Friday, December 4, 2009

Old School: taking in the big game at the corner bar

Posted By on Fri, Dec 4, 2009 at 8:21 PM

During a recent month-long ESPN sports film festival one of the featured films dealt with Baltimore’s loss of their beloved Colts and how it affected the fan base, especially those in the all-volunteer Colts marching band.
In a story of never ending loyalty the Colts band stayed together in spite of the team being hustled off to Indianapolis in the middle of the night by its owners to and the city being left without a pro team for years.
A smaller theme running through in the film was how NFL football fans used to watch the game and the importance of the local bar or tavern in that viewing.
Time was when the big game, heck any game, was on, the best place to watch it was at the joint around the corner. That’s because, by some form of unknown magic, the local bar seemed to get the best television reception, and probably had a bigger, like maybe a 24-incher, black and white television set than the one you had at home.  So instead of watching the game on your 14-inch screen while fooling with the rabbit ears to get a decent picture, you could enjoy a beer, some eats, some camaraderie and some pigskin at a place that by comparison made the “Cheers” bar set look like the dining room at Hearst Castle.
One of my favorite East Coast corner bars was so dingy, the owner, former boxing great Willie Pep, used to keep the interior lights even on the sunniest day so you could see three feet in front of you.
Now the corner bar is pretty much a thing of the past or on well on its way out. Watching the game at the corner bar started losing favor with fans when more affordable color television sets came into being and took a precipitous dive when cable became a mainstay. Once fans started watching games at home, there was little hope for the corner bar.
But then along came the Vegas idea of the corner bar-the sports bar. I’m no fan of sports bars. I consider them impersonal and watching a game at one has all the zing of watching a lounge act at a third-rate casino.
This year’s Civil War enticed me to put my sports bar prejudice aside and venture out to see the game at one. I found a place close to where I live that looked, from the outside through tinted windows, to have a mix of corner bar coziness and sports bar television technology.
When I walked in the joint in question Thursday night, I didn’t get the old “hey Bobby how ya doin?” greeting I used to get at a bar in Manhattan I used to frequent to watch the New York football Giants on the small screen while swilling Knickerbockers (“Knock for Knickerbocker New York’s favorite beer”) and eating greasy bar food.
I was acknowledged and sat at a table near the bar. On looking around, it became clear the bar’s décor was more disco/lounge than I expected. Expected was the mandatory attractive waitresses wearing a tee shirt imprinted a sports expression that could be taken an entirely two ways- one tame the other titillating.
Soon the place was mobbed with people in Duck and Beaver colors. Despite the getups, most of them seemed to be there more for the socializing than the game.
That is except for the four Beaver Believers seated next to me. They were 100 percent into the game, the food (decent) and the beer (also decent).
Yet even that small band of rabid fans, the decent eats and the booze didn’t diminish the lingering sense of detachment in the room. It was if people had been detached into small pods unable to interact with other pods made up of people rooting for the same team. It was too civil.

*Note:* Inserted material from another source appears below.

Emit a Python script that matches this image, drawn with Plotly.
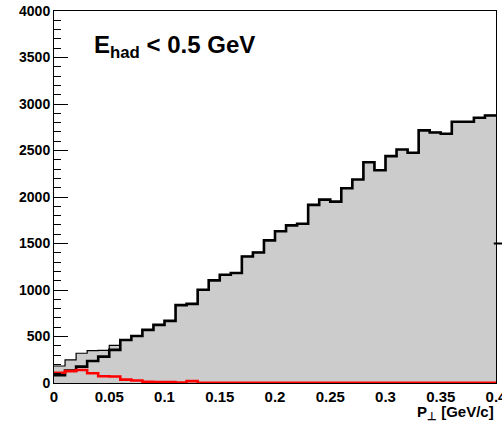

As the gridiron action heated up the second half, the bartender started doing stupid bartender tricks like the ones actors did in that one-star movie of a few years ago-juggling open bottles, pouring shots from six feet above the bar, and make behind-the-back bottle and glass passes.
I surmised that the bartender felt the Ducks and Beavers were beginning to steal his limelight so he trotted out his Cirque du Booze act to get it back.

Somehow his sideshow took the edge off the game and I slouched out of the bar and headed back home to catch the last quarter on the small screen accompanied by my pal Jack Daniels who wasn’t poured into a glass as I cart wheeled across my living room floor.
And that’s how my hope that there was still a chance to watch a big game in the comfort of a cozy corner bar (dive) was dashed.
To get back that corner bar big game feeling back, I guess I have to head to Philly, Cleveland, Pittsburg-someplace east of the Rockies where corner bars still thrive exist albeit now it with 50-inch high-def televisions sets.